Unions are threatening to strike if classrooms reopen, but are also pushing to limit live remote teaching. Their demands will shape pandemic education.
Wow. Those teachers are so unreasonable. They don't want to do anything. This, in fact, is no different than recent claims made in the NY Post. Here's the difference--the Post, at least, ran it on the editorial page, while the Times runs it as a feature. While I don't like either story, at least the Post seems aware of what is and is not opinion.
How they come to conclusions is a little tougher to determine. It's certainly not based on verifiable fact. Perhaps the two (!) reporters on this piece came to an opinion and sought out to prove it. Perhaps they feel their case is valid. However, it isn't.
Let's look at their first assertion--that unions are threatening to strike. Here's what they say:
On Tuesday, the nation’s second-largest teachers’ union raised the stakes dramatically by authorizing its local and state chapters to strike if their districts do not take sufficient precautions — such as requiring masks and updating ventilation systems — before reopening classrooms. Already, teachers’ unions have sued Florida’s governor over that state’s efforts to require schools to offer in-person instruction.
I'm not entirely sure that's anything so drastic. The fact is Florida is exploding in Corona virus. Deaths just spiked to a record high. The MAGA governor claims students are at less risk, so therefore teachers at more risk must go back. I'm puzzled at why a lawsuit against that is radical in any way.
As for the rest of the country, considering that school reopenings have failed as Corona surged in Israel, South Korea, Hong King, and Beijing, I'm curious as to why strikes to preserve lives and health of not only teachers and their families, but also students and their families, is extreme in any way. In fact I heard Randi Weingarten say that strikes would be utilized only if nothing else worked.
Let's look at the other half of the Times' assertion, which I'd color categorically untrue. The Times claims teachers want to limit online teaching. Their evidence is ridiculous, and they don't remotely understand what online teaching is.
Some critics see teachers’ unions as trying to have it both ways: reluctant to return to classrooms, but also resistant in some districts to providing a full day of remote school via tools like live video — the kind of interactive, online instruction that many parents say their children need after watching them flounder in the spring.
This is the kind of argument we regularly get from President Trump--people are saying this or that. Which people? Trump never says so, and neither does this pair of Times reporters. I used live video every day I taught, and so did most teachers I knew. There were issues with it, of course, but I see no evidence these reporters even know what they are.
Here are just a few things the Times reporters failed to consider:
We had no training and were told to just do this. This was not an easy thing for me, or for any teacher I know. Though I'm fond of technology, though my laptop and I are almost joined at the hip, I had never used Zoom or Google Classroom before. I was lucky to find a young teacher who gave me a crash course just before we left. Not everyone was so lucky. I have still not seen or heard anything about substantive training. While it was great the DOE provided for three days of it in March, the fact is that school administrators who provided it, for the most part, knew as little about it as I did.

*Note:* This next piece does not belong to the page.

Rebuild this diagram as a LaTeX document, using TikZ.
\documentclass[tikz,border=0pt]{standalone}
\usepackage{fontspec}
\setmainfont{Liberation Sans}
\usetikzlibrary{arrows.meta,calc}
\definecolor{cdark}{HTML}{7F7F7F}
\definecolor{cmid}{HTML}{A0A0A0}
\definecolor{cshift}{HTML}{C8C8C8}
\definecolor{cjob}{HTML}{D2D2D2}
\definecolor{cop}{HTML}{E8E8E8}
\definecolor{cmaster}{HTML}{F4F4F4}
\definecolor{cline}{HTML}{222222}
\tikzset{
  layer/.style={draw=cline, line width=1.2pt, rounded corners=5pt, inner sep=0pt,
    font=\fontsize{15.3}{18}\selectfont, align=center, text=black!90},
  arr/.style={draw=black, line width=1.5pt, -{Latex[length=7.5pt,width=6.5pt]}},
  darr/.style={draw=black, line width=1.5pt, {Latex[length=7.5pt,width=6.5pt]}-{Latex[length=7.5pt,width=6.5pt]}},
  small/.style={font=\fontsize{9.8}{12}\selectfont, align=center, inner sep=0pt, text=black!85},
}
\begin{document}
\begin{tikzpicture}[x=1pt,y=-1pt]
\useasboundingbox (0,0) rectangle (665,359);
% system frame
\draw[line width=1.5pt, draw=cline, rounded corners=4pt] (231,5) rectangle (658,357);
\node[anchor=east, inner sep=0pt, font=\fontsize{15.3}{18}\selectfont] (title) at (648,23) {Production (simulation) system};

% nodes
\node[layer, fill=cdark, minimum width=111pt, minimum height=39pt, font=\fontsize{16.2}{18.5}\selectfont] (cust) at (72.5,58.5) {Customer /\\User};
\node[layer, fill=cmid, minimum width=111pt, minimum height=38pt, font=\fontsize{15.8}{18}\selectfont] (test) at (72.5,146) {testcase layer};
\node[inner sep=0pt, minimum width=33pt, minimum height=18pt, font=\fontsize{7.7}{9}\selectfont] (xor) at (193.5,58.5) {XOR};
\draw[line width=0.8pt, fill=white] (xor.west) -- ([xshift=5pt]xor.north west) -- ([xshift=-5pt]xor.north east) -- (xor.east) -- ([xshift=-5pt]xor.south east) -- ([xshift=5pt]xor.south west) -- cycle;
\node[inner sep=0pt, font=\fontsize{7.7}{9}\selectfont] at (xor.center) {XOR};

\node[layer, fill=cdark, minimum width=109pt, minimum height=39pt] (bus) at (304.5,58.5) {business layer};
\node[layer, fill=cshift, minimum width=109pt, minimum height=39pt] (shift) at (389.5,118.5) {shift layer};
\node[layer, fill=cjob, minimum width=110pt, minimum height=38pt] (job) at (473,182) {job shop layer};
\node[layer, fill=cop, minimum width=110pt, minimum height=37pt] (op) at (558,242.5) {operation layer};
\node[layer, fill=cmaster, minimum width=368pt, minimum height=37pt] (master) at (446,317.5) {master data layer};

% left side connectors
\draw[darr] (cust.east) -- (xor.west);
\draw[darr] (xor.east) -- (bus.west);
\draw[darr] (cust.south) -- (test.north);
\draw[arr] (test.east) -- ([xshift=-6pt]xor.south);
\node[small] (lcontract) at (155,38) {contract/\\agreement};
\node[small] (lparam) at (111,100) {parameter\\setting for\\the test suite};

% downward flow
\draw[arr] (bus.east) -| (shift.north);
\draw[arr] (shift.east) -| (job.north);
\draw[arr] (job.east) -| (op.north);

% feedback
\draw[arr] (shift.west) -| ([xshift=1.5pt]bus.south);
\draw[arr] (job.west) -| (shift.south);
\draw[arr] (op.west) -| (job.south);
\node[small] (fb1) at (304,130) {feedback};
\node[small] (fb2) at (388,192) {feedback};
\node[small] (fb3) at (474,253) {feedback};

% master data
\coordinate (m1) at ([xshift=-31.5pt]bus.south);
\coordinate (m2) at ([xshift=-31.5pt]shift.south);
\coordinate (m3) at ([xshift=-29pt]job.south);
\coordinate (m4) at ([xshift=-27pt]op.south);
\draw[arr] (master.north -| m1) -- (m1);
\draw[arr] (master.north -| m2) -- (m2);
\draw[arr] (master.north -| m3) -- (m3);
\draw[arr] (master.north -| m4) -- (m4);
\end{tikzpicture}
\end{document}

We don't live in classrooms. Some teachers are simply unable to broadcast from home. We don't all live in 1950s TV show conditions. I know teachers who have disabled children who have violent tantrums. I know teachers who are homeless. The NY Times doesn't know teachers like these because they talk to "some critics" rather than real live teachers. An easy solution to this would be to provide real training and open school buildings to teachers (and students) who lack safe quiet places and/ or technology.

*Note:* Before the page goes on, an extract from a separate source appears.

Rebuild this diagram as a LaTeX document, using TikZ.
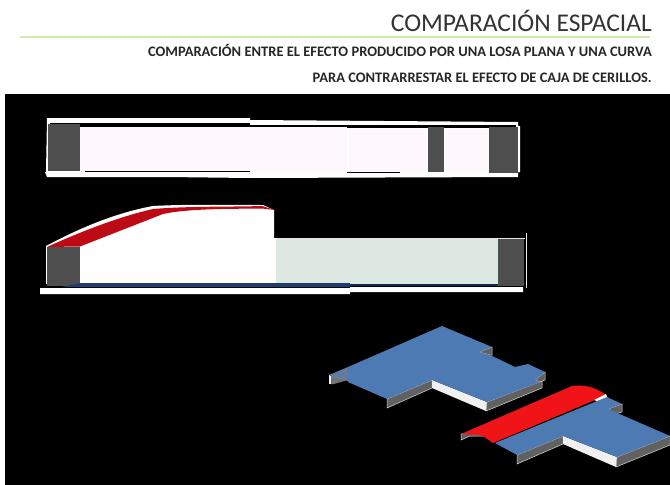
\documentclass[tikz,border=0pt]{standalone}
\usepackage{fontspec}
\setmainfont{Carlito}
\definecolor{losablue}{RGB}{78,122,180}
\definecolor{redcurve}{RGB}{190,10,20}
\definecolor{redroof}{RGB}{240,20,25}
\definecolor{wallgrey}{RGB}{78,78,78}
\definecolor{paleroom}{RGB}{222,232,226}
\definecolor{pinkroom}{RGB}{254,248,252}
\definecolor{sideblue}{RGB}{30,60,110}
\begin{document}
\begin{tikzpicture}[x=1pt,y=-1pt,
    heading/.style={anchor=base east,inner sep=0pt,text=black!80},
    subheading/.style={anchor=base east,inner sep=0pt,text=black!85,font=\fontsize{14.5}{16}\selectfont\bfseries},
    frame/.style={fill=white,draw=none},
    wall/.style={fill=wallgrey,draw=none},
    losa/.style={fill=losablue,draw=none},
    sidedark/.style={fill=black!62,draw=black!15,line width=0.5pt},
    sidelight/.style={fill=black!6,draw=none},
    ]
    \useasboundingbox (0,0) rectangle (670,485);
    \fill[white] (0,0) rectangle (670,485);
    \fill[black] (5,94) rectangle (670,485);

    % heading
    \draw[yellow!45!green!35,line width=1.2pt] (20,37) -- (650,37);
    \node (title) [heading,font=\fontsize{25.5}{28}\selectfont] at (652,31){COMPARACIÓN ESPACIAL};
    \node (subone) [subheading] at (652,56){COMPARACIÓN ENTRE EL EFECTO PRODUCIDO POR UNA LOSA PLANA Y UNA CURVA};
    \node (subtwo) [subheading] at (652,82){PARA CONTRARRESTAR EL EFECTO DE CAJA DE CERILLOS.};

    % plan with flat slab
    \fill[frame] (47,118) -- (250,118) -- (250,120) -- (518,122) -- (518,126) -- (520,126) -- (520,172) -- (518,172) -- (518,177) -- (250,178) -- (167,177) -- (47,177) -- (45,172) -- (46,172) -- cycle;
    \fill[black] (50,123) rectangle (250,127);
    \fill[black] (250,125) rectangle (516,128);
    \fill[pinkroom] (80,127) rectangle (347,172);
    \fill[pinkroom] (349,129) rectangle (427,172);
    \fill[pinkroom] (445,129) rectangle (488,172);
    \fill[black] (85,171) rectangle (250,172);
    \fill[black] (347,172) rectangle (400,173);
    \fill[wall] (48,124) rectangle (80,171);
    \fill[wall] (428,127) rectangle (444,172);
    \fill[wall] (489,127) rectangle (518,173);

    % section with curved slab
    \fill[white] (46,246) .. controls (80,228) and (115,213) .. (153,206) .. controls (190,204) and (230,205) .. (263,205) -- (274,210) -- (274,238) -- (276,238) -- (276,284) -- (46,284) -- cycle;
    \fill[redcurve] (47,247) .. controls (80,232) and (118,217) .. (153,209) .. controls (190,206) and (230,207) .. (262,206) -- (275,210) -- (262,208.5) .. controls (240,209) and (190,208) .. (163,214) -- (80,246.5) -- cycle;
    \fill[paleroom] (276,239) rectangle (498,284);
    \draw[black!10,line width=0.8pt] (276,238) -- (525,238);
    \draw[black!10,line width=1pt] (526,233) -- (526,288);
    \fill[wall] (47,247) rectangle (80,286);
    \fill[wall] (498,239) rectangle (524,286);
    \fill[frame] (40,288) -- (350,288) -- (350,287) -- (523,287) -- (523,292) -- (350,292) -- (350,294) -- (40,294) -- cycle;
    \fill[sideblue] (80,283) -- (350,283) -- (350,287) -- (62,287) -- cycle;
    \fill[sideblue!70!black] (350,283.5) rectangle (498,285.5);

    % first slab in axonometry
    \fill[sidedark] (387,399) -- (387,408) -- (432,388) -- (432,380) -- cycle;
    \fill[sidelight] (432,380) -- (432,388) -- (486,411) -- (487,402) -- cycle;
    \fill[sidedark] (487,402) -- (486,411) -- (542,388) -- (542,381) -- cycle;
    \fill[sidedark] (535,380) -- (545,372) -- (545,380) -- (540,382) -- cycle;
    \fill[sidedark] (479,352) -- (492,347) -- (492,355) -- (490,355) -- cycle;
    \fill[sidelight] (329,375) rectangle (331,384);
    \fill[black!55] (331,376) -- (348,380) -- (334,384) -- (331,384) -- cycle;
    \fill[losablue!60!gray] (329,375) -- (348,367) -- (348,381) -- (334,378) -- cycle;
    \fill[losa] (348,367) -- (442,326) -- (492,347) -- (479,352) -- (490,355) -- (515,367) -- (528,364) -- (545,372) -- (535,380) -- (540,382) -- (487,402) -- (432,380) -- (387,399) -- (348,382) -- cycle;

    % second slab in axonometry
    \fill[sidedark] (517,455) -- (517,464) -- (563,444) -- (563,436) -- cycle;
    \fill[sidelight] (563,436) -- (563,444) -- (616,467) -- (617,457) -- cycle;
    \fill[sidedark] (617,457) -- (616,467) -- (670,445) -- (670,436) -- cycle;
    \fill[sidedark] (608,409) -- (622,404) -- (622,412) -- (615,414) -- cycle;
    \fill[sidedark] (461,434) -- (461,440) -- (470,436) -- (483,436) -- (480,433) -- cycle;
    \fill[losa] (495,443) -- (607,397) -- (622,404) -- (608,409) -- (670,436) -- (617,457) -- (563,436) -- (517,455) -- cycle;
    \fill[redroof] (461,434) -- (572,386) .. controls (585,384) and (597,388) .. (606,395) -- (595,400) -- (493,443) -- (483,436) .. controls (476,434) and (470,435) .. (461,434) -- cycle;
    \fill[white] (594,400) -- (606,394) -- (607,397) -- (597,401) -- cycle;
\end{tikzpicture}
\end{document}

Online instruction is not simply going online. I don't give a lot of difficult homework. Mostly, I'll give exercises that take ten or fifteen minutes to do, and go over them in class. While students are writing them on the board to review, I'll walk around and check for completion. While these assignments don't make a high percentage of the overall grade, I'll give 100% for completion, 50 for partial, and zero for nothing. I can't walk around a virtual classroom checking work. I end up grading everything, and it's really time consuming. That's not to mention more substantial assignments, like essays, that come in all the time. I grade them as I see them, and it takes a lot longer than sitting with a stack of papers that I collected.

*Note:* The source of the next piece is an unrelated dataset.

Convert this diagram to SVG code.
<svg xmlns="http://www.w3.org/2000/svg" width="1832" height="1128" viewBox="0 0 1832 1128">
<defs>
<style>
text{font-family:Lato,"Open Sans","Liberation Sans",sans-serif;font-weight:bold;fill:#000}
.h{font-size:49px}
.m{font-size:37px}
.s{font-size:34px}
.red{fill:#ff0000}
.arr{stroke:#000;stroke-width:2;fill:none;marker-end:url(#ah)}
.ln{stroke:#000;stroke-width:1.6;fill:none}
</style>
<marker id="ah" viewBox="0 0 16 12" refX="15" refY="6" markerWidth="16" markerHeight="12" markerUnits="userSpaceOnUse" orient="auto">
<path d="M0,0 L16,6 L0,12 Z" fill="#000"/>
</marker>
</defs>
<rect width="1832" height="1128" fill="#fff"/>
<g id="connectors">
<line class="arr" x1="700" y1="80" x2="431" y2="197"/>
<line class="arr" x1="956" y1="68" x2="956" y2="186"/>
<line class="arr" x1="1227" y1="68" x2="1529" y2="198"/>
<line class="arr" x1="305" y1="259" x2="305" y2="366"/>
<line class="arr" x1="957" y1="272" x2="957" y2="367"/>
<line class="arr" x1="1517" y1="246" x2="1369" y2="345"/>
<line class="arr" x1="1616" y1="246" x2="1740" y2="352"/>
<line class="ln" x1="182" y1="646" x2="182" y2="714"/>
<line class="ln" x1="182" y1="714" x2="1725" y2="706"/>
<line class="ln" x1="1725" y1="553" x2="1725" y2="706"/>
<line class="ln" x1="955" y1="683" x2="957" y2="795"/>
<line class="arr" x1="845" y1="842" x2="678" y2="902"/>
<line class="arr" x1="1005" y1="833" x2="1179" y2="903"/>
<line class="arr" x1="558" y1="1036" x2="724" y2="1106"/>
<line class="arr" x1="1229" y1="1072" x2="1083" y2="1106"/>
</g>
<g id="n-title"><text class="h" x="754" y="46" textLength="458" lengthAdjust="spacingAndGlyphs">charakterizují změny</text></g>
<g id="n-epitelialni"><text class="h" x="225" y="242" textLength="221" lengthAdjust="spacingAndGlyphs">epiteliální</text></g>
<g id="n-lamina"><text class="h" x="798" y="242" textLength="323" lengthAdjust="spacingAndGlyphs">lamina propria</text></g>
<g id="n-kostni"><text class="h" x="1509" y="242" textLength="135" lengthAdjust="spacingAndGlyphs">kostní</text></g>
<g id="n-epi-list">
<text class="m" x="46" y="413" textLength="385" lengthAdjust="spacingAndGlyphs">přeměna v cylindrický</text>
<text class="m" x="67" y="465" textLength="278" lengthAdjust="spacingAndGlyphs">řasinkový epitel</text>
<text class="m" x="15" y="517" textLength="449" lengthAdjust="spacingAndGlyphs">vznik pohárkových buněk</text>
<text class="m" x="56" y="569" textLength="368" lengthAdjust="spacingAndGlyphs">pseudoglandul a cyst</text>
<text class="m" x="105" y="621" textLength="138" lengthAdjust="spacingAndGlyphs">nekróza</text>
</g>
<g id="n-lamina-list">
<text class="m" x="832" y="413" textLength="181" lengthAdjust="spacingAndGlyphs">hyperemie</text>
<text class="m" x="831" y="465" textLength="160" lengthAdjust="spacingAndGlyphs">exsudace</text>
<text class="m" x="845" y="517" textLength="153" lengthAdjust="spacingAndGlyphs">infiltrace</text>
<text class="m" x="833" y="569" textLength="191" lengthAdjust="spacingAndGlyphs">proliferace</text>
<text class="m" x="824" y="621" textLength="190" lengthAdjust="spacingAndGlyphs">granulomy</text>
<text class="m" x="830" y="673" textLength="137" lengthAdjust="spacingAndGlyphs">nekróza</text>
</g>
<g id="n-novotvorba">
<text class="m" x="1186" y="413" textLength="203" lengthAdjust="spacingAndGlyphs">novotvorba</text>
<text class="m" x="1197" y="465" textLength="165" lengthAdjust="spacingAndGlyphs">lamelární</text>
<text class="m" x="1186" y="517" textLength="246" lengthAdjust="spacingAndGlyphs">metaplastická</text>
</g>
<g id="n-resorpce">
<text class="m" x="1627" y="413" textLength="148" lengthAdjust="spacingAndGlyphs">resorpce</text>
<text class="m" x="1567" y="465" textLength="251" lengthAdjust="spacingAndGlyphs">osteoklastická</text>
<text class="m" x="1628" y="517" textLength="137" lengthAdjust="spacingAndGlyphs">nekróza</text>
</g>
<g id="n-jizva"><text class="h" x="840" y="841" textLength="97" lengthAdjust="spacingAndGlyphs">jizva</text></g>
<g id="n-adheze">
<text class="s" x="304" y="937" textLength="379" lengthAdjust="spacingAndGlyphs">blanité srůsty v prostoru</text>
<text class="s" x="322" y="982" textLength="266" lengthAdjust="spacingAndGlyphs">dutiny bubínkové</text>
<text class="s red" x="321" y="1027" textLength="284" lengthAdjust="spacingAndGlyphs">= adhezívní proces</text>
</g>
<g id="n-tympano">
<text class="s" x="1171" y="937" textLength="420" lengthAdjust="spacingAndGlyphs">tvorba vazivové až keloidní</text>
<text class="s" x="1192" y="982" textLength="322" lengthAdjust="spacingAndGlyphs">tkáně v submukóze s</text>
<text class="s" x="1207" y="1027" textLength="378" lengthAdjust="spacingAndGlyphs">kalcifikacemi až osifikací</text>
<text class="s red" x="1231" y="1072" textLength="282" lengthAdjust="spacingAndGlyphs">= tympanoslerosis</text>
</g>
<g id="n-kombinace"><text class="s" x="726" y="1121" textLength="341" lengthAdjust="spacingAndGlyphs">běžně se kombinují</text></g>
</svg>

Furthermore, we are in touch with students via email on a regular basis. This goes well beyond school hours. We spend a whole lot more time chasing after students who don't show up or do work. While I'd be able to talk face to face quietly with a student in my classroom, or pull the student out in the hall during normal circumstances, I can't do that in a virtual classroom. Sometimes I can address students directly in the chat, but a whole lot of the neediest students aren't actually reading it. Which brings me to this--
No demands are made of students. The reporters at the Times fail to note that many students didn't show their faces online. They have no idea what it's like to call on a cute kitten avatar and get no response. The Times reporters, intent on vilifying unionized teachers, don't know that students are playing video games, sleeping, or doing whatever during class time. They don't understand that students were asked to "check in" rather than participate. That has to change for online instruction to improve.
I remain amazed at the shoddy, incurious reporting that passes for "all the news that's fit to print." It leads me to wonder--if the education reporting is this bad, how sloppy and misleading is the work on subjects with which I'm less familiar?